Green Tips: Winter Fruits and Veggies
Green Tips | December 9, 2022
Shipping goods via truck, plane, train and ship is a significant contributor to carbon pollution. This is why it’s imperative to shop locally, including locally grown and harvested food.
As winter sets in, this can become a challenge for many people, particularly if you are prone to enjoying fruits and vegetables grown in warm climates.
But there are wonderful options locally, and the New York League of Conservation Voters asks everyone to look for new ways to enjoy the fruits and vegetables produced within a relatively short drive from where you live.
This effort starts with finding your local farmers’ market. The five boroughs of New York City have 138 farmers’ markets listed. NewYork state has more than 660 farmers’ markets, farm stands and mobile farm trucks.
Although some markets close in November, many of the markets in New York City and around the state are open year-round, and traveling a little further to find an open market is worth it.
Every state has a farmers’ market, including our neighbors: New Jersey, Connecticut, Pennsylvania and Massachusetts.
GROWNYC lists the many advantages of buying local fruits and vegetables, from better taste and nutrition–because there is a much shorter time between harvest and consumption–to supporting local farmers’ and local economies, to maintaining open space across the region.

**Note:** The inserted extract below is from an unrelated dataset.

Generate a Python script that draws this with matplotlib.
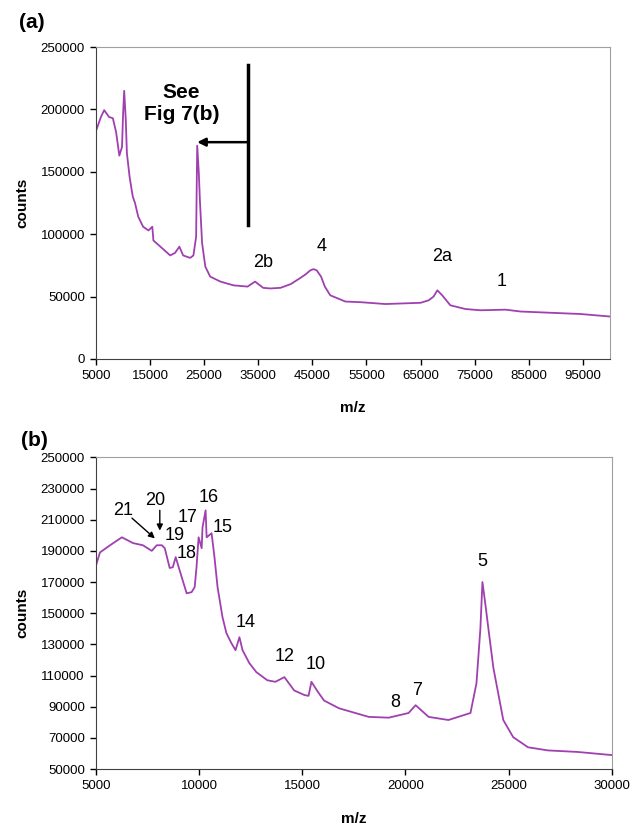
import matplotlib
matplotlib.use("Agg")
import matplotlib.pyplot as plt

plt.rcParams['font.family'] = ['Liberation Sans', 'DejaVu Sans']

# ---- panel (a): full range spectrum ----
mz_a = [5000, 5900, 6500, 7400, 8100, 8700, 9300, 9800, 10000, 10200, 10500,
        10700, 11200, 11600, 11800, 12200, 12800, 13700, 14700, 15400, 15600,
        16900, 18700, 19600, 20400, 21100, 22400, 23000, 23500, 23700, 24000,
        24200, 24600, 25200, 26100, 28000, 30400, 33000, 34400, 35900, 37200,
        39100, 41000, 42800, 43800, 44600, 45200, 45800, 46600, 47300, 48300,
        51100, 53900, 58500, 65000, 66500, 67400, 68100, 69000, 70500, 73300,
        76100, 80700, 83500, 89100, 94600, 100000]
counts_a = [183000, 194000, 199500, 194000, 193000, 182000, 163000, 170000,
            197000, 215000, 191000, 165000, 146000, 135000, 130000, 125000,
            114000, 106000, 103000, 106000, 95000, 90000, 83000, 85000, 90000,
            83000, 81000, 83000, 98000, 171000, 149000, 127000, 93000, 74000,
            66000, 62000, 59000, 58000, 62000, 57000, 56500, 57000, 60000,
            65000, 68000, 71000, 72000, 71000, 66000, 58000, 51000, 46000,
            45500, 44000, 45000, 47000, 50000, 55000, 51000, 43000, 40000,
            39000, 39500, 38000, 37000, 36000, 34000]

labels_a = ["2b", "4", "2a", "1"]
label_x_a = [35900, 46700, 68900, 80000]
label_y_a = [77700, 90500, 82500, 61700]

# ---- panel (b): zoom 5000-30000 ----
mz_b = [5000, 5190, 5680, 6250, 6790, 7270, 7700, 7940, 8190, 8330, 8570,
        8720, 8860, 9050, 9390, 9630, 9780, 9870, 9970, 10120, 10160, 10310,
        10360, 10600, 10740, 10890, 11130, 11320, 11560, 11760, 11950, 12100,
        12430, 12770, 13300, 13690, 14130, 14600, 15100, 15300, 15440, 15730,
        16050, 16780, 18220, 19190, 20150, 20490, 21120, 22080, 23150, 23440,
        23630, 23730, 23870, 24020, 24260, 24740, 25220, 25940, 26900, 28350,
        30000]
counts_b = [180800, 189000, 193600, 198700, 195000, 193600, 190000, 193600,
            193600, 191700, 179000, 179500, 186000, 177600, 162800, 163500,
            166700, 179500, 198700, 191700, 205000, 216000, 198700, 201300,
            186000, 166700, 147400, 137200, 130800, 126300, 134600, 126300,
            118000, 112200, 107000, 106000, 109000, 100500, 97500, 97000,
            106000, 100000, 94000, 89000, 83500, 83000, 86000, 91000, 83500,
            81500, 86000, 105000, 140000, 170000, 156000, 140000, 115000,
            81500, 70500, 64000, 62000, 61000, 59000]

labels_b = ["21", "20", "19", "18", "17", "16", "15", "14", "12", "10", "8", "7", "5"]
label_x_b = [6300, 7850, 8810, 9390, 9440, 10450, 11130, 12240, 14120, 15660,
             19480, 20540, 23730]
label_y_b = [216000, 222000, 200000, 188000, 211500, 224000, 205000, 144000,
             122000, 117000, 93000, 100600, 183000]

line_color = '#a040b0'

fig = plt.figure(figsize=(6.32, 8.27), dpi=100)
ax1 = fig.add_axes([0.152, 0.566, 0.813, 0.377])
ax2 = fig.add_axes([0.152, 0.070, 0.816, 0.377])


def style(ax):
    for side in ['top', 'right']:
        ax.spines[side].set_color('#a0a0a0')
    for side in ['left', 'bottom']:
        ax.spines[side].set_color('#404040')
    ax.tick_params(direction='out', length=4, width=1, pad=4, labelsize=9.5)
    ax.set_xlabel('m/z', fontsize=11, fontweight='bold', labelpad=14)
    ax.set_ylabel('counts', fontsize=11, fontweight='bold', labelpad=8)


# (a)
ax1.plot(mz_a, counts_a, color=line_color, lw=1.3)
ax1.set_xlim(5000, 100000)
ax1.set_ylim(0, 250000)
ax1.set_xticks(range(5000, 100000, 10000))
ax1.set_yticks(range(0, 250001, 50000))
style(ax1)
for t, x, y in zip(labels_a, label_x_a, label_y_a):
    ax1.text(x, y, t, fontsize=13, ha='center', va='center')
ax1.plot([33000, 33000], [107000, 235500], color='black', lw=2.5)
ax1.annotate('', xy=(23700, 173800), xytext=(33000, 173800),
             arrowprops=dict(arrowstyle='-|>', color='black', lw=1.8,
                             mutation_scale=12, shrinkA=0, shrinkB=0))
ax1.text(20800, 205000, 'See\nFig 7(b)', fontsize=15, fontweight='bold',
         ha='center', va='center', linespacing=1.2)

# (b)
ax2.plot(mz_b, counts_b, color=line_color, lw=1.3)
ax2.set_xlim(5000, 30000)
ax2.set_ylim(50000, 250000)
ax2.set_xticks(range(5000, 30001, 5000))
ax2.set_yticks(range(50000, 250001, 20000))
style(ax2)
for t, x, y in zip(labels_b, label_x_b, label_y_b):
    ax2.text(x, y, t, fontsize=13, ha='center', va='center')
ax2.annotate('', xy=(7850, 198000), xytext=(6740, 211000),
             arrowprops=dict(arrowstyle='-|>', color='black', lw=1,
                             mutation_scale=9, shrinkA=0, shrinkB=0))
ax2.annotate('', xy=(8090, 203000), xytext=(8090, 216000),
             arrowprops=dict(arrowstyle='-|>', color='black', lw=1,
                             mutation_scale=9, shrinkA=0, shrinkB=0))

fig.text(32 / 632, 1 - 23 / 827, '(a)', fontsize=15, fontweight='bold',
         ha='center', va='center')
fig.text(34 / 632, 1 - 440 / 827, '(b)', fontsize=15, fontweight='bold',
         ha='center', va='center')

fig.savefig('out.png', dpi=100)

“When farmers’ get paid more for their products by marketing locally, they are less likely to sell their farmland for development,” GROWNYC states on its website.
Regarding the environmental savings, GROWNYC states simply, “Transporting food long distances uses tremendous energy: it takes 435 fossil-fuel calories to fly a 5 calorie strawberry from California to New York.” Fossil-fuel calories are derived from the carbon footprint left by the growth, harvest, processing and distribution of a certain food. For a deeper dive into this important subject, read more at overshootday.org.
GROWNYC has a chart listing the many local fruits and vegetables available all or most of winter in the Northeast. They are beans, cabbage, carrots, onions, parsnips, potatoes, beets, collard greens, leeks, winter squash, turnips, apples and pears.
All of these fruits and veggies can make a delicious recipe meal including stews, roasts, soups, sauces, omelets, pastas, and pies. Below are some recipes for meals using in-seasons foods:
- The Food Network lists 25 great apple pie recipes.
- Bon Appetit has an article on exotic recipes for root vegetables.
- Yankee Magazine, allrecipes and The NY Times and many others have enough recipes for winter fruits and vegetables to fill a lifetime. Just Google away and a recipe will pop up.
If you can’t find a farmers’ market, ask your local grocer what they have in stock that’s local. If they don’t have what you want, ask them if they can get it.
Buy local, eat local. It’s a great way to help our environment, while also supporting local economies.